Small groups of Pakistani protesters opposed to U.S. bombing raids in Afghanistan have held a series of scattered demonstrations around the country.
Hundreds of university and high school students turned out in the capital Thursday to protest U.S. strikes against terrorist targets in Afghanistan. The demonstration in Islamabad took place as mourners chanted anti-U.S. slogans in the port city of Karachi at a funeral for Commander Farooq, one of the leaders of the Pakistani based Harkat ul-Mujahideen, a militant separatist group active in Indian-administered Kashmir. The U.S. State Department has placed the group on its list of terrorist organizations because of its links with Osama bin Laden's al-Qaida organization.
Commander Farooq and more than 20 other members of Harkat ul-Mujahideen were killed in a U.S. air strike inside Afghanistan on Monday. The bodies of at least eight members of the group were smuggled back into Pakistan on Wednesday after Pakistani border guards refused to allow them entry.
In Pakistan's self-governing tribal areas, which border on Afghanistan, Sufi Mohammed, the leader of a movement seeking to impose Islamic Shariah law in Pakistan, claims to have hundreds of supporters willing to enter Afghanistan to defend the Taleban.

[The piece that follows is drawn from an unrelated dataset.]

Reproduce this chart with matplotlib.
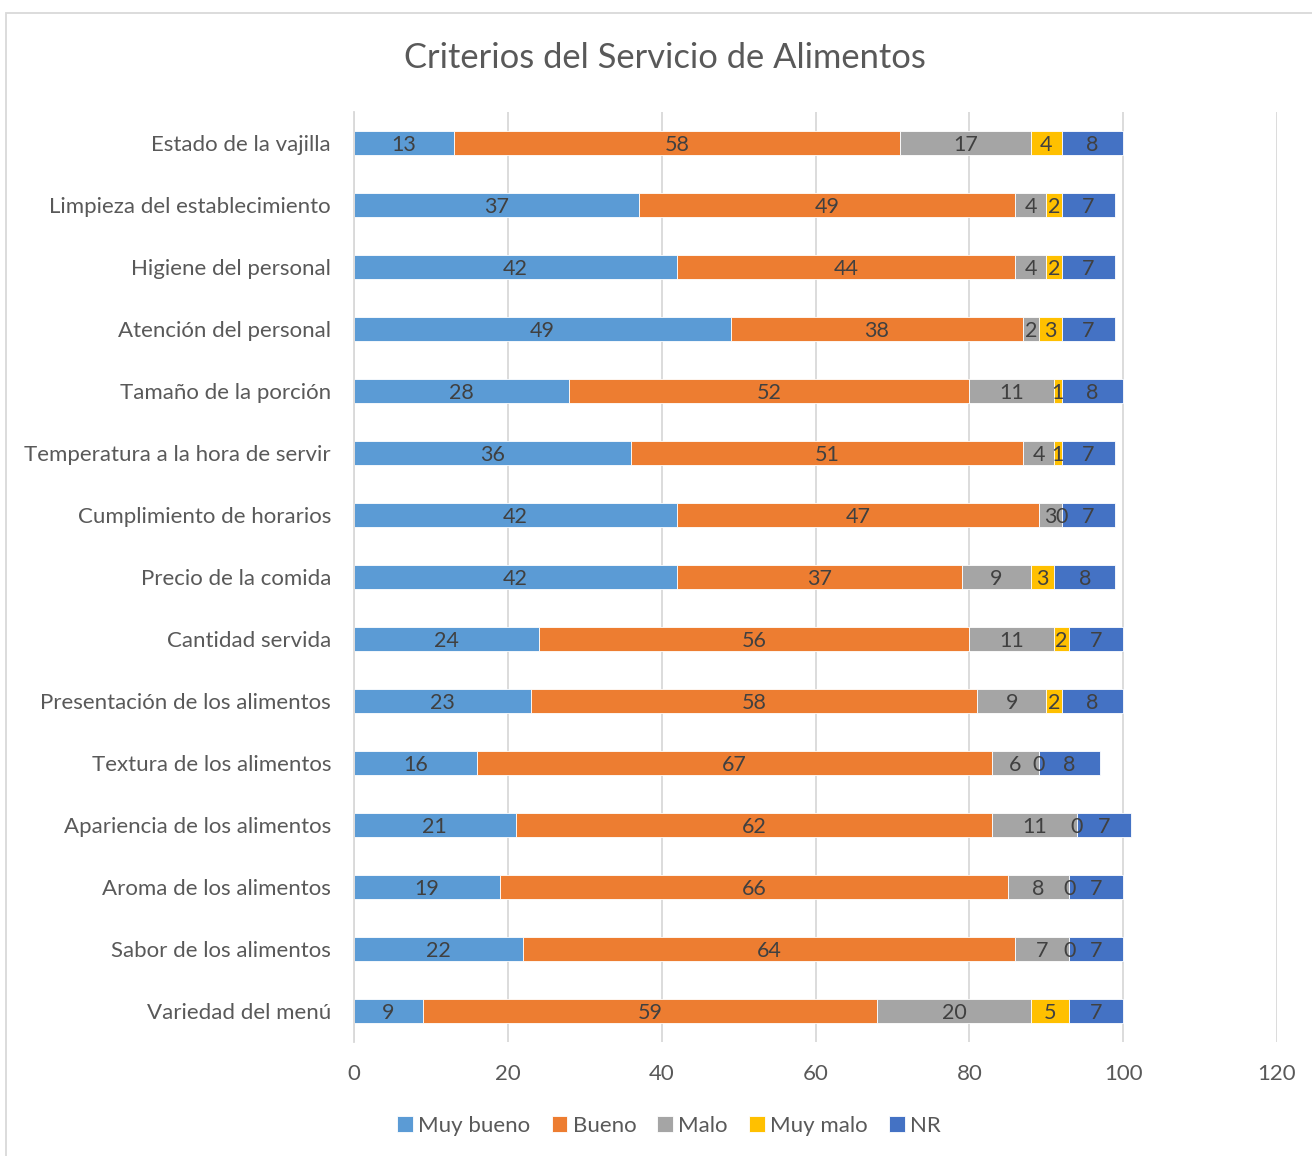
import matplotlib
matplotlib.use("Agg")
import matplotlib.pyplot as plt
from matplotlib.patches import Rectangle
import numpy as np

plt.rcParams['font.family'] = ['Lato', 'DejaVu Sans']

categories = [
    "Estado de la vajilla",
    "Limpieza del establecimiento",
    "Higiene del personal",
    "Atención del personal",
    "Tamaño de la porción",
    "Temperatura a la hora de servir",
    "Cumplimiento de horarios",
    "Precio de la comida",
    "Cantidad servida",
    "Presentación de los alimentos",
    "Textura de los alimentos",
    "Apariencia de los alimentos",
    "Aroma de los alimentos",
    "Sabor de los alimentos",
    "Variedad del menú",
]

muy_bueno = [13, 37, 42, 49, 28, 36, 42, 42, 24, 23, 16, 21, 19, 22, 9]
bueno     = [58, 49, 44, 38, 52, 51, 47, 37, 56, 58, 67, 62, 66, 64, 59]
malo      = [17, 4, 4, 2, 11, 4, 3, 9, 11, 9, 6, 11, 8, 7, 20]
muy_malo  = [4, 2, 2, 3, 1, 1, 0, 3, 2, 2, 0, 0, 0, 0, 5]
nr        = [8, 7, 7, 7, 8, 7, 7, 8, 7, 8, 8, 7, 7, 7, 7]

series_names = ["Muy bueno", "Bueno", "Malo", "Muy malo", "NR"]
series_values = [muy_bueno, bueno, malo, muy_malo, nr]
colors = ["#5B9BD5", "#ED7D31", "#A5A5A5", "#FFC000", "#4472C4"]

title = "Criterios del Servicio de Alimentos"
xticks = [0, 20, 40, 60, 80, 100, 120]

W, H = 1312, 1156
fig = plt.figure(figsize=(W / 100, H / 100), dpi=100)
fig.patch.set_facecolor("white")

# outer chart frame
fig.patches.append(Rectangle((6 / W, -0.05), 1.2, 1 - 13 / H + 0.05,
                             transform=fig.transFigure, fill=False,
                             edgecolor="#D9D9D9", linewidth=1.3, zorder=0))

ax = fig.add_axes([354 / W, 1 - 1042 / H, (1277 - 354) / W, (1042 - 112) / H])

y = np.arange(len(categories))
left = np.zeros(len(categories))
for name, vals, col in zip(series_names, series_values, colors):
    vals = np.array(vals, dtype=float)
    ax.barh(y, vals, left=left, height=0.4, color=col, label=name,
            edgecolor="white", linewidth=0.6, zorder=3)
    # value labels centred in each segment
    for yi, (l, v) in enumerate(zip(left, vals)):
        ax.text(l + v / 2, yi, f"{int(v)}", ha="center", va="center_baseline",
                fontsize=15.5, color="#404040", zorder=4)
    left += vals

ax.set_ylim(len(categories) - 0.5, -0.5)
ax.set_xlim(0, 120)
ax.set_xticks(xticks)
ax.set_yticks(y)
ax.set_yticklabels(categories)
ax.tick_params(axis="both", length=0, colors="#595959", labelsize=16)
ax.tick_params(axis="y", pad=16.5)
ax.tick_params(axis="x", pad=16)
ax.grid(axis="x", color="#D9D9D9", linewidth=1.3, zorder=0)
for s in ["top", "right", "bottom"]:
    ax.spines[s].set_visible(False)
ax.spines["left"].set_color("#D9D9D9")
ax.spines["left"].set_linewidth(1.3)
ax.spines["left"].set_zorder(5)

fig.text(665 / W, 1 - 58 / H, title, ha="center", va="center",
         fontsize=24.8, color="#595959")

handles, labels = ax.get_legend_handles_labels()
fig.legend(handles, labels, loc="center", bbox_to_anchor=(669 / W, 1 - 1126 / H),
           ncol=5, frameon=False, fontsize=16, labelcolor="#595959",
           handlelength=0.7, handleheight=0.7, handletextpad=0.25,
           columnspacing=0.95)

fig.savefig("out.png", dpi=100)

One of the organizers of the Islamabad demonstration, Mushtaq Ahmed Khan who heads a small religious based party says opposition is growing to the U.S. strikes, and to those Pakistani's who support the international effort against terrorism. "I think this is the first drop of the rain after the first drop there will be rain. Then after the rain there will be a flood," he says. "And in this flood all the people who have been loyal to America, and who have imposed the policies of America on Pakistan they will be drowned they will be demolished their government will be demolished," he says.
Pakistan's President, General Pervez Musharraf says the "silent majority" of Pakistani's support his policy of aiding the coalition fighting terrorism saying also that any extremist violence resulting from protests against his government policies will not be tolerated.
Meanwhile, Pakistani authorities have refused all comment as to why they detained prominent nuclear scientist Sultan Bashiruddin Mehmood. The nuclear scientist is well known for both his outspoken opposition to Pakistan signing nuclear control accords, and his support for the Taleban leadership in Afghanistan.